Dopo Bolzano il centrodestra all’ultimo giro. Ma tutto dipende da Berlusconi
Mettiamola così: quando Forza Italia vince, il merito è solo di Berlusconi; quando perde la colpa è tutta dei dirigenti locali. Il copione è ormai lo stesso da vent’anni e viene recitato con convinzione ogni qualvolta si renda necessario mettere al riparo il leader dai tracolli elettorali. Non ha fatto eccezione l’impietoso responso del Trentino-Alto Adige, prontamente intestato dall’on. Micaela Biancofiore al coordinatore regionale Enrico Lillo, di cui ha chiesto le dimissioni. A Bolzano, che era il test più significativo, Forza Italia ha racimolato il 3,6 per cento, cioè solo poco più di FdI-An (2,1) ma distantissima dalla Lega Nord balzata all’11 per cento.
A Bolzano tutti contro tutti. E la sinistra gongola
Tuttavia, per quanto parziale e fortemente condizionato da dinamiche territoriali estremamente peculiari, il dato altoatesino rappresenta un monito per l’intero centrodestra, che si è presentato all’appuntamento elettorale lacerato e privo di una proposta unitaria. Sintomo palese di inaffidabilità immediatamente rilevato dall’elettorato, come confermano gli otto punti percentuali di astensionismo in più (dal 67,5 al 58,5) rispetto alle Europee dello scorso anno. È fin troppo evidente che l’elettorato è disincentivato dalle polemiche interne. Si discuta pure ma si abbia, nel contempo, la capacità di trovare una sintesi. Se Forza Italia, e non da ora, ha il problema di selezionare una classe dirigente locale all’altezza evitando procedure simil-casting o obiettivi di nuovismo fine a se stesso, altri, ad esempio la Lega, dovrebbero evitare di considerare ogni tornata elettorale in chiave di competizione interna al centrodestra.

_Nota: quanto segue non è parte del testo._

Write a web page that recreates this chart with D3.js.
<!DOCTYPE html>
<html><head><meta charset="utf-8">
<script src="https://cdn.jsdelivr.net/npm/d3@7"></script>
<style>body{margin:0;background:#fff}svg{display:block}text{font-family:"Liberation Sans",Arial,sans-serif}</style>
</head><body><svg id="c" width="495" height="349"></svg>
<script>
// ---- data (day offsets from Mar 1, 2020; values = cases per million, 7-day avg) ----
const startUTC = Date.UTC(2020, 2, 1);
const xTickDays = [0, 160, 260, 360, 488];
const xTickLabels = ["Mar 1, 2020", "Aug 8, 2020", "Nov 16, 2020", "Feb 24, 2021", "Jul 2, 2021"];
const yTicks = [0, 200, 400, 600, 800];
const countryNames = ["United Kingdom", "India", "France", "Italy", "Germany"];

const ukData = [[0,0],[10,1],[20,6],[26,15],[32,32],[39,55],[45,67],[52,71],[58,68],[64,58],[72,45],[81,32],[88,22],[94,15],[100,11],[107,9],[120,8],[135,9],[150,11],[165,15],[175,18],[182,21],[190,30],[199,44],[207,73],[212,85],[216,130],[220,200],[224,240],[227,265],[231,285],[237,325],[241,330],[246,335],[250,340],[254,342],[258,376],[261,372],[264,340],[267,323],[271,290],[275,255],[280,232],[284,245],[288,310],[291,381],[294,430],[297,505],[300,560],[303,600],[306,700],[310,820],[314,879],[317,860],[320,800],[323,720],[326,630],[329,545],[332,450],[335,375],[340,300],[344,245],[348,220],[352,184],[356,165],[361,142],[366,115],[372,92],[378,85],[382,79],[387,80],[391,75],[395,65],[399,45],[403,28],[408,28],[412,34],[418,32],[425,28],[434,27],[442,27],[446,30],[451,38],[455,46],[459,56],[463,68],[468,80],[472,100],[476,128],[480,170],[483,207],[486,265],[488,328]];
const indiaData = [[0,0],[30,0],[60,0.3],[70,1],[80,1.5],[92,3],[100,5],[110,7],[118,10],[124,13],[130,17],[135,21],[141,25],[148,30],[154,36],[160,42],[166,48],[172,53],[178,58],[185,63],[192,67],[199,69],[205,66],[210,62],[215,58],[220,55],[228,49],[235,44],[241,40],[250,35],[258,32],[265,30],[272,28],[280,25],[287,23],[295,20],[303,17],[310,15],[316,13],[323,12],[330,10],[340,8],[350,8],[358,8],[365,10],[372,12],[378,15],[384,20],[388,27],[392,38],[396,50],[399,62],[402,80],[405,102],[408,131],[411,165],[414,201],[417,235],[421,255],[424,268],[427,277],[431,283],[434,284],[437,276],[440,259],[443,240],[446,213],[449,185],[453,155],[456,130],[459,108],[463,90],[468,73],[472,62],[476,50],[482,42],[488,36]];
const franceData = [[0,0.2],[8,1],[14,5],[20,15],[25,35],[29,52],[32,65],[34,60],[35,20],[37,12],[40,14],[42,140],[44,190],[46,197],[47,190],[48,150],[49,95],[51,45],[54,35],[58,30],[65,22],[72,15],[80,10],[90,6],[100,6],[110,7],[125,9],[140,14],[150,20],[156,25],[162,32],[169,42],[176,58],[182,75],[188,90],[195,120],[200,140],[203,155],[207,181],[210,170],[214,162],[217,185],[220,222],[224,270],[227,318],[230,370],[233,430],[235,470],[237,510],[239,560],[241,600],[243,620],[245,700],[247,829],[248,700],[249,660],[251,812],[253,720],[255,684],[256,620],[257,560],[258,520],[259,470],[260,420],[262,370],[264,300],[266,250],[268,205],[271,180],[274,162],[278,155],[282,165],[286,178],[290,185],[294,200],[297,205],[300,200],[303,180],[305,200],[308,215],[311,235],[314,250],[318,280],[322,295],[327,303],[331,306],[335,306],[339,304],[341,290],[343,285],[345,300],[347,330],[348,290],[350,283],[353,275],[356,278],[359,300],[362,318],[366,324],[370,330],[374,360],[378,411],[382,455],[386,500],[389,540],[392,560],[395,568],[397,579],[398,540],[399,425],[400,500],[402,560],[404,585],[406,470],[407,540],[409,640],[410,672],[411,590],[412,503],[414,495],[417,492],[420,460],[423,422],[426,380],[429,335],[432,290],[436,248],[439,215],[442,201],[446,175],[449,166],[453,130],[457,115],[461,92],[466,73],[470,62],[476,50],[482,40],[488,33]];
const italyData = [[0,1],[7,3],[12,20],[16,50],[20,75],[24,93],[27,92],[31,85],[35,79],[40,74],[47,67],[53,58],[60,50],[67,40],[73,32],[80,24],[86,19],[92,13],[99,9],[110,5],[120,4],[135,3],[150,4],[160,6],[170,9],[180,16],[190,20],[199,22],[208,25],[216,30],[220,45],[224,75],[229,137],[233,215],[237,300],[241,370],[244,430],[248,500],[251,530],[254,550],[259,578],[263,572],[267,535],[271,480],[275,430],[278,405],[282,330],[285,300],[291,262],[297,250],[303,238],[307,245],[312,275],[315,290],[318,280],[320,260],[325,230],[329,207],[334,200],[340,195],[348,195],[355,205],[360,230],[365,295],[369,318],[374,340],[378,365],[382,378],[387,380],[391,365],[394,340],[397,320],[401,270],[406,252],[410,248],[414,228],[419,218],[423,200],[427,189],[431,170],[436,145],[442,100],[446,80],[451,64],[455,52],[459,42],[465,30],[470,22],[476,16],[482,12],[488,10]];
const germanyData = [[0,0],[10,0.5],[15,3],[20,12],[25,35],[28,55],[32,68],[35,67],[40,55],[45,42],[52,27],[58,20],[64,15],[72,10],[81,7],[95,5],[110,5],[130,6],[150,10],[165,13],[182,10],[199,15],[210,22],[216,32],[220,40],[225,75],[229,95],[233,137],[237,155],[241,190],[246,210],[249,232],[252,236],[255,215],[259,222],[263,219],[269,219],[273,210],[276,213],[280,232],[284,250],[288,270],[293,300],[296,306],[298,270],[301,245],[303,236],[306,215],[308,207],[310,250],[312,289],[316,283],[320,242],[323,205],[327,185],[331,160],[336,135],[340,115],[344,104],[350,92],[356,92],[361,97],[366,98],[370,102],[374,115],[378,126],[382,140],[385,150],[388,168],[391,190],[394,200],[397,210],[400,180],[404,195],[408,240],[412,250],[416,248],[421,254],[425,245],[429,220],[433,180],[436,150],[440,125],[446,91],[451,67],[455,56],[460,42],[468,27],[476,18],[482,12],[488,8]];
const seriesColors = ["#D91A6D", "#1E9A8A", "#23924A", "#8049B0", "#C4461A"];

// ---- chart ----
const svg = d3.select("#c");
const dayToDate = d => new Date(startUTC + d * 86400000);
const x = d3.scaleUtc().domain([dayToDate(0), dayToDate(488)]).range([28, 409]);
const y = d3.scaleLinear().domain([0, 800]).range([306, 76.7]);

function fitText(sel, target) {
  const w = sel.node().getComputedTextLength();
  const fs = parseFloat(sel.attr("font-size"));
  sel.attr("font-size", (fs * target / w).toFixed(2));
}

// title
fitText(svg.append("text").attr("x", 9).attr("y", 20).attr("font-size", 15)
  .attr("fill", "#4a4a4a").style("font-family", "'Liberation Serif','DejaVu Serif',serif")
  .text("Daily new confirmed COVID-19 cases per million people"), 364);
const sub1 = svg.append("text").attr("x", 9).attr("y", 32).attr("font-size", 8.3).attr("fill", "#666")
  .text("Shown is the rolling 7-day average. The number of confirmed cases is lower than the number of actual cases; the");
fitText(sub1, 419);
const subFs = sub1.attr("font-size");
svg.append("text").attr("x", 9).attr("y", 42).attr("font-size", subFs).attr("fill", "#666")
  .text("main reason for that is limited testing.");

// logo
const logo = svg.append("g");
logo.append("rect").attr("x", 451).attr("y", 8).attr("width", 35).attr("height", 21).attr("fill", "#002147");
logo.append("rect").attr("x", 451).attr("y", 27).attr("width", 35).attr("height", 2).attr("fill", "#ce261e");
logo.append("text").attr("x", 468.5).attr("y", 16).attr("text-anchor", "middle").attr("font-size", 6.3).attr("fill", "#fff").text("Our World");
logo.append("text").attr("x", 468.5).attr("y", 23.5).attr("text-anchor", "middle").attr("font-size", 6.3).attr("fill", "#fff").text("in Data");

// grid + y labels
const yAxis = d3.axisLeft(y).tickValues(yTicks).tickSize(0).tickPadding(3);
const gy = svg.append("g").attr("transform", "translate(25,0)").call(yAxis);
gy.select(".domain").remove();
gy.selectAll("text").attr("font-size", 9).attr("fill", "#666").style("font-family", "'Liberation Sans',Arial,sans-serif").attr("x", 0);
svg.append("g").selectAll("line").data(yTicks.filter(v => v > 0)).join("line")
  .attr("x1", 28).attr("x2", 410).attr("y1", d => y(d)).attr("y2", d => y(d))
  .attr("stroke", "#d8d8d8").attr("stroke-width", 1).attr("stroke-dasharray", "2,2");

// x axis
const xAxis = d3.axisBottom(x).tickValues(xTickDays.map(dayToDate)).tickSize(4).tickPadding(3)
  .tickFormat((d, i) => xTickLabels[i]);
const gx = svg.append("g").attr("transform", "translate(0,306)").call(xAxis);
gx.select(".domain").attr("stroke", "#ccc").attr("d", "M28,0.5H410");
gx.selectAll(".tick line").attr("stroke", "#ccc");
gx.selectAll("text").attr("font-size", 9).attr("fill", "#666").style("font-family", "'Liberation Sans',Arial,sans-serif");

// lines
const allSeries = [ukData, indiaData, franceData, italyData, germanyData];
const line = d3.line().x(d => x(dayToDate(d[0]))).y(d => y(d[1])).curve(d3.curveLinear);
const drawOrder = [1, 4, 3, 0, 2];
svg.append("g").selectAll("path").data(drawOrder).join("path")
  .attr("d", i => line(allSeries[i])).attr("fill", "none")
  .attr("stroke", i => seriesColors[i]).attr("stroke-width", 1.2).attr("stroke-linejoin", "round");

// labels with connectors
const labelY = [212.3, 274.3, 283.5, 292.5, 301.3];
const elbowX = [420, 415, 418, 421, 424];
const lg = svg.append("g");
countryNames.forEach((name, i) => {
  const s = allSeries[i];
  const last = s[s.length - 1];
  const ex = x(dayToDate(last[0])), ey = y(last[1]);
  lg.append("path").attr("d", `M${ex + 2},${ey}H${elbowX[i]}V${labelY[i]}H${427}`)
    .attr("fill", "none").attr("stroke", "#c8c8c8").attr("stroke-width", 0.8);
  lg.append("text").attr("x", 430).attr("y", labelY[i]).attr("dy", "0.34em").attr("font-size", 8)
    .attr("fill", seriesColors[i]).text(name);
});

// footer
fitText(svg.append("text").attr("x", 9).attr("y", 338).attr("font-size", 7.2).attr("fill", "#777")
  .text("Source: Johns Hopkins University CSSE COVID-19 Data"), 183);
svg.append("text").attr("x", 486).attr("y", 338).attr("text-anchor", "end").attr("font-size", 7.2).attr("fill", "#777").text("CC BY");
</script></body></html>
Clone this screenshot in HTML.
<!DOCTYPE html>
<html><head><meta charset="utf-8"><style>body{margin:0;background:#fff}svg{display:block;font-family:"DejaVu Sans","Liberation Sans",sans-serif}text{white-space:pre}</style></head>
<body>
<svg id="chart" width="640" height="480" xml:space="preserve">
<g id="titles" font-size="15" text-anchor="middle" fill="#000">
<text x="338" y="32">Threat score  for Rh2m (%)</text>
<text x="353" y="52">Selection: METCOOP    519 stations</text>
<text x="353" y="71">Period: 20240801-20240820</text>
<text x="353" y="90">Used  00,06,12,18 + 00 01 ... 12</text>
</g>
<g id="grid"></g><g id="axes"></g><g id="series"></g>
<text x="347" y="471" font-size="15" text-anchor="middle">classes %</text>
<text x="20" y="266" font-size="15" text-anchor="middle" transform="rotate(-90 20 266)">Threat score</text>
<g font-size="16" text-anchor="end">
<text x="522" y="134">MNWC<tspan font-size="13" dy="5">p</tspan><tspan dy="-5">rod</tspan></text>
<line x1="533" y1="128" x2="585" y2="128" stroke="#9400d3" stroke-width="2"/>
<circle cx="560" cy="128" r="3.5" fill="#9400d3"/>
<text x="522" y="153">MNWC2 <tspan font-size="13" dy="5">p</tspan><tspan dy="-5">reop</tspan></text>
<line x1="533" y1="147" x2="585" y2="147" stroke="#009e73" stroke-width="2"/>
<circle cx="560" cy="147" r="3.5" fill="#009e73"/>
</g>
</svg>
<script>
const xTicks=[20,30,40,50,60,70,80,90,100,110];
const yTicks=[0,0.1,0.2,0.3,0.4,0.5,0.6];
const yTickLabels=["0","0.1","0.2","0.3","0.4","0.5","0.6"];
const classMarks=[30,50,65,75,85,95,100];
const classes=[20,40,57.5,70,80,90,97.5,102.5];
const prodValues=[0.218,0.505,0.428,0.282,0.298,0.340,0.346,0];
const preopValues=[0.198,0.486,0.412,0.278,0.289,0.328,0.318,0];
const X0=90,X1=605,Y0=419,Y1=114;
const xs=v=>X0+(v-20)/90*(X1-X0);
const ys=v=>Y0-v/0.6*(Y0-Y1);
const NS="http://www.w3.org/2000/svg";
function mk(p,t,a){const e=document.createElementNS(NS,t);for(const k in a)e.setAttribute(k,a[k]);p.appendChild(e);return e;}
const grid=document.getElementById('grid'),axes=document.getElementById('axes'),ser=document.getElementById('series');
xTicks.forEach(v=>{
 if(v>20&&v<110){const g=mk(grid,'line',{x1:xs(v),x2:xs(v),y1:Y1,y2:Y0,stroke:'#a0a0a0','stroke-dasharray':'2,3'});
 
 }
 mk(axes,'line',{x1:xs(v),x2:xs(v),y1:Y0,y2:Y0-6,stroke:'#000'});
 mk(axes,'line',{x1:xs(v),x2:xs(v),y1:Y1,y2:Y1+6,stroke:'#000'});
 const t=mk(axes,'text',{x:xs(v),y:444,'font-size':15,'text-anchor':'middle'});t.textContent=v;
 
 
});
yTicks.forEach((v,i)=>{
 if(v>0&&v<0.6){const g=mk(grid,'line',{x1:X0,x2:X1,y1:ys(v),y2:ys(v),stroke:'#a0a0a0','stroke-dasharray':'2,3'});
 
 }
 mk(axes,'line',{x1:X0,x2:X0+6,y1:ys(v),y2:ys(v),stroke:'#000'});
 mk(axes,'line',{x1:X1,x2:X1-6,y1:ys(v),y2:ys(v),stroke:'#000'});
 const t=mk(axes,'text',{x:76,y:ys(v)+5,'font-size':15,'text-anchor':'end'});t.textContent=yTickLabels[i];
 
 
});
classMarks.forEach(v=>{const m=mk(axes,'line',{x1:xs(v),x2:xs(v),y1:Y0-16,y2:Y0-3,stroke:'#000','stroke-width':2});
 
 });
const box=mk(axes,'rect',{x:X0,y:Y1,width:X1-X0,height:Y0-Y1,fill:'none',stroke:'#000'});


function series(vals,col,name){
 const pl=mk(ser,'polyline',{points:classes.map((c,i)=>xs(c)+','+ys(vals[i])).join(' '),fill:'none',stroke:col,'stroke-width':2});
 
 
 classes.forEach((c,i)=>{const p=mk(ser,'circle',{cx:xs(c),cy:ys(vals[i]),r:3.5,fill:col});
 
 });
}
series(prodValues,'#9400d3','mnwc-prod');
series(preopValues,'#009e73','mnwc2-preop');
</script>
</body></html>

Che è poi esattamente quel che sta accadendo, a tutto vantaggio della sinistra. Salvini è ora il più forte ma il primo ad esserne contento è Matteo Renzi, perfettamente consapevole che difficilmente perderebbe in un duello con il leader leghista. È altrettanto vero, tuttavia, che andrà sempre peggio se il Cavaliere non dichiarerà contenibile la sua leadership. E qui si torna a bomba. Insomma, l’attuale centrodestra è un cane che si morde la coda.
Il Cav renda contendibile la leadership del centrodestra
Restano FdI-An ed il Ncd. Il test di Bolzano non era certo quello da Giorgia Meloni. Sarà infatti il risultato delle sette regioni al voto il 31 maggio a testimoniare dello stato di salute del suo partito. In particolare, quello di Campania e Puglia (dove la Meloni è alleata di Fitto e non di Berlusconi) è alleata perché è soprattutto lì, al Sud che FdI-An può tentare di dar vita ad un progetto originale, sempre nell’ottica della coalizione e sempre all’interno della cornice di una visione nazionale. Quanto ad Alfano, il suo è un partito che vive soprattutto dell’apporto dei candidati. Nonostante la permanenza nell’esecutivo e qualche accenno di battaglia contro Renzi, il Ncd non attrae quote di elettorato di opinione. È chiaro che l’essere né carne né pesce non paga. Più che di governo, è un partito ministeriale. Ma il centrodestra ne ha ancora bisogno.